-- Start of DATASET SECTION --
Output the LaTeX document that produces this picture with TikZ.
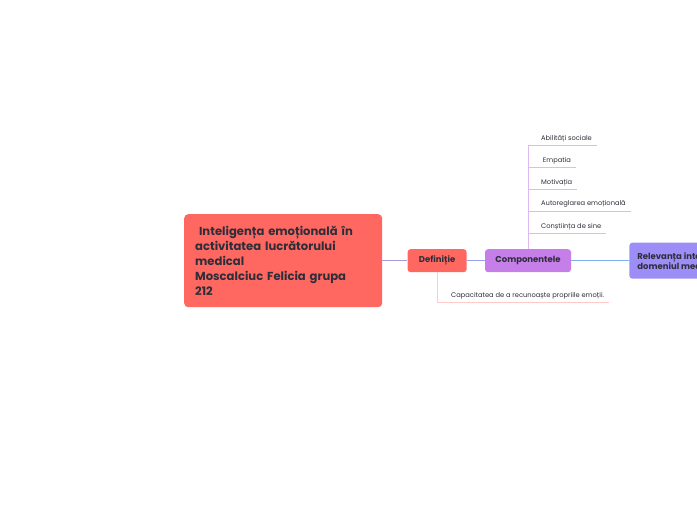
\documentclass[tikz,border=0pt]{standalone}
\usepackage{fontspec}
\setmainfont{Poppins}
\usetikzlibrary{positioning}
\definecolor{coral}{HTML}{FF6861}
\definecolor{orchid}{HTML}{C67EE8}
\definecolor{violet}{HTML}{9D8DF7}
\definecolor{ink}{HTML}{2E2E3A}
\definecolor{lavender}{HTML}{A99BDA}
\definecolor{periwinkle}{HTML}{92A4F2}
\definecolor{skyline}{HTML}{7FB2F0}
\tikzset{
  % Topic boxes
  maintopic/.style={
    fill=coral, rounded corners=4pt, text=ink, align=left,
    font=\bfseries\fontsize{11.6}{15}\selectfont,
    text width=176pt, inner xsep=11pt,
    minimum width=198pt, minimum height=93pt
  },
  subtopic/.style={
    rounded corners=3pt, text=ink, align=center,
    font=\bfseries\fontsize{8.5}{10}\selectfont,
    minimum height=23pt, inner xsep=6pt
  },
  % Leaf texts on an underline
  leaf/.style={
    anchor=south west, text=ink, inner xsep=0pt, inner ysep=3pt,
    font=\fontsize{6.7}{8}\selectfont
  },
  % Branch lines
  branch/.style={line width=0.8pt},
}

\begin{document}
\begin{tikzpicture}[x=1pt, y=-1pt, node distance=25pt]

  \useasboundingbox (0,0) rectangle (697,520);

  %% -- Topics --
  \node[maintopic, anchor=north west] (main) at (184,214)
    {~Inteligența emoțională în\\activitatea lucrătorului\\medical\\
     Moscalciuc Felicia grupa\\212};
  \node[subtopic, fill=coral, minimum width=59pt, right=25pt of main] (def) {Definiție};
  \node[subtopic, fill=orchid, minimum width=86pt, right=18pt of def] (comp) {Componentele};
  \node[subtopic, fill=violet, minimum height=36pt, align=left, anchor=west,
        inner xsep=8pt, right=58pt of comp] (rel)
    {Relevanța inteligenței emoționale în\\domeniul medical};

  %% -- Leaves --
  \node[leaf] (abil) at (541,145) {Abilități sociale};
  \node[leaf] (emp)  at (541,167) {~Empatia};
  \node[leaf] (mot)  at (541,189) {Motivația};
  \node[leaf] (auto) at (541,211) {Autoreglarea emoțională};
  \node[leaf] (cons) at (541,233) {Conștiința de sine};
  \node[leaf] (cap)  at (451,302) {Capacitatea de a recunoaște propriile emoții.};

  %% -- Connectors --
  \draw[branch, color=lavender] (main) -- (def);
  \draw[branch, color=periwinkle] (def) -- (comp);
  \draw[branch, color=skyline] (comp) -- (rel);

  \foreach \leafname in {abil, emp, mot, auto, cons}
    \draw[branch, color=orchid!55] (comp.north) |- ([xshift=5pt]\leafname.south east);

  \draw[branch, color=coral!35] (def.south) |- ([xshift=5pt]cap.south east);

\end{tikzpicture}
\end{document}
-- End of DATASET SECTION --
* **EXERCISE REQUIREMENTS**
Skip the pictures, then retype every line above exactly.

* **EXERCISE RESULT**
Output the LaTeX document that produces this picture with TikZ.
\documentclass[tikz,border=0pt]{standalone}
\usepackage{fontspec}
\setmainfont{Poppins}
\usetikzlibrary{positioning}
\definecolor{coral}{HTML}{FF6861}
\definecolor{orchid}{HTML}{C67EE8}
\definecolor{violet}{HTML}{9D8DF7}
\definecolor{ink}{HTML}{2E2E3A}
\definecolor{lavender}{HTML}{A99BDA}
\definecolor{periwinkle}{HTML}{92A4F2}
\definecolor{skyline}{HTML}{7FB2F0}
\tikzset{
  % Topic boxes
  maintopic/.style={
    fill=coral, rounded corners=4pt, text=ink, align=left,
    font=\bfseries\fontsize{11.6}{15}\selectfont,
    text width=176pt, inner xsep=11pt,
    minimum width=198pt, minimum height=93pt
  },
  subtopic/.style={
    rounded corners=3pt, text=ink, align=center,
    font=\bfseries\fontsize{8.5}{10}\selectfont,
    minimum height=23pt, inner xsep=6pt
  },
  % Leaf texts on an underline
  leaf/.style={
    anchor=south west, text=ink, inner xsep=0pt, inner ysep=3pt,
    font=\fontsize{6.7}{8}\selectfont
  },
  % Branch lines
  branch/.style={line width=0.8pt},
}

\begin{document}
\begin{tikzpicture}[x=1pt, y=-1pt, node distance=25pt]

  \useasboundingbox (0,0) rectangle (697,520);

  %% -- Topics --
  \node[maintopic, anchor=north west] (main) at (184,214)
    {~Inteligența emoțională în\\activitatea lucrătorului\\medical\\
     Moscalciuc Felicia grupa\\212};
  \node[subtopic, fill=coral, minimum width=59pt, right=25pt of main] (def) {Definiție};
  \node[subtopic, fill=orchid, minimum width=86pt, right=18pt of def] (comp) {Componentele};
  \node[subtopic, fill=violet, minimum height=36pt, align=left, anchor=west,
        inner xsep=8pt, right=58pt of comp] (rel)
    {Relevanța inteligenței emoționale în\\domeniul medical};

  %% -- Leaves --
  \node[leaf] (abil) at (541,145) {Abilități sociale};
  \node[leaf] (emp)  at (541,167) {~Empatia};
  \node[leaf] (mot)  at (541,189) {Motivația};
  \node[leaf] (auto) at (541,211) {Autoreglarea emoțională};
  \node[leaf] (cons) at (541,233) {Conștiința de sine};
  \node[leaf] (cap)  at (451,302) {Capacitatea de a recunoaște propriile emoții.};

  %% -- Connectors --
  \draw[branch, color=lavender] (main) -- (def);
  \draw[branch, color=periwinkle] (def) -- (comp);
  \draw[branch, color=skyline] (comp) -- (rel);

  \foreach \leafname in {abil, emp, mot, auto, cons}
    \draw[branch, color=orchid!55] (comp.north) |- ([xshift=5pt]\leafname.south east);

  \draw[branch, color=coral!35] (def.south) |- ([xshift=5pt]cap.south east);

\end{tikzpicture}
\end{document}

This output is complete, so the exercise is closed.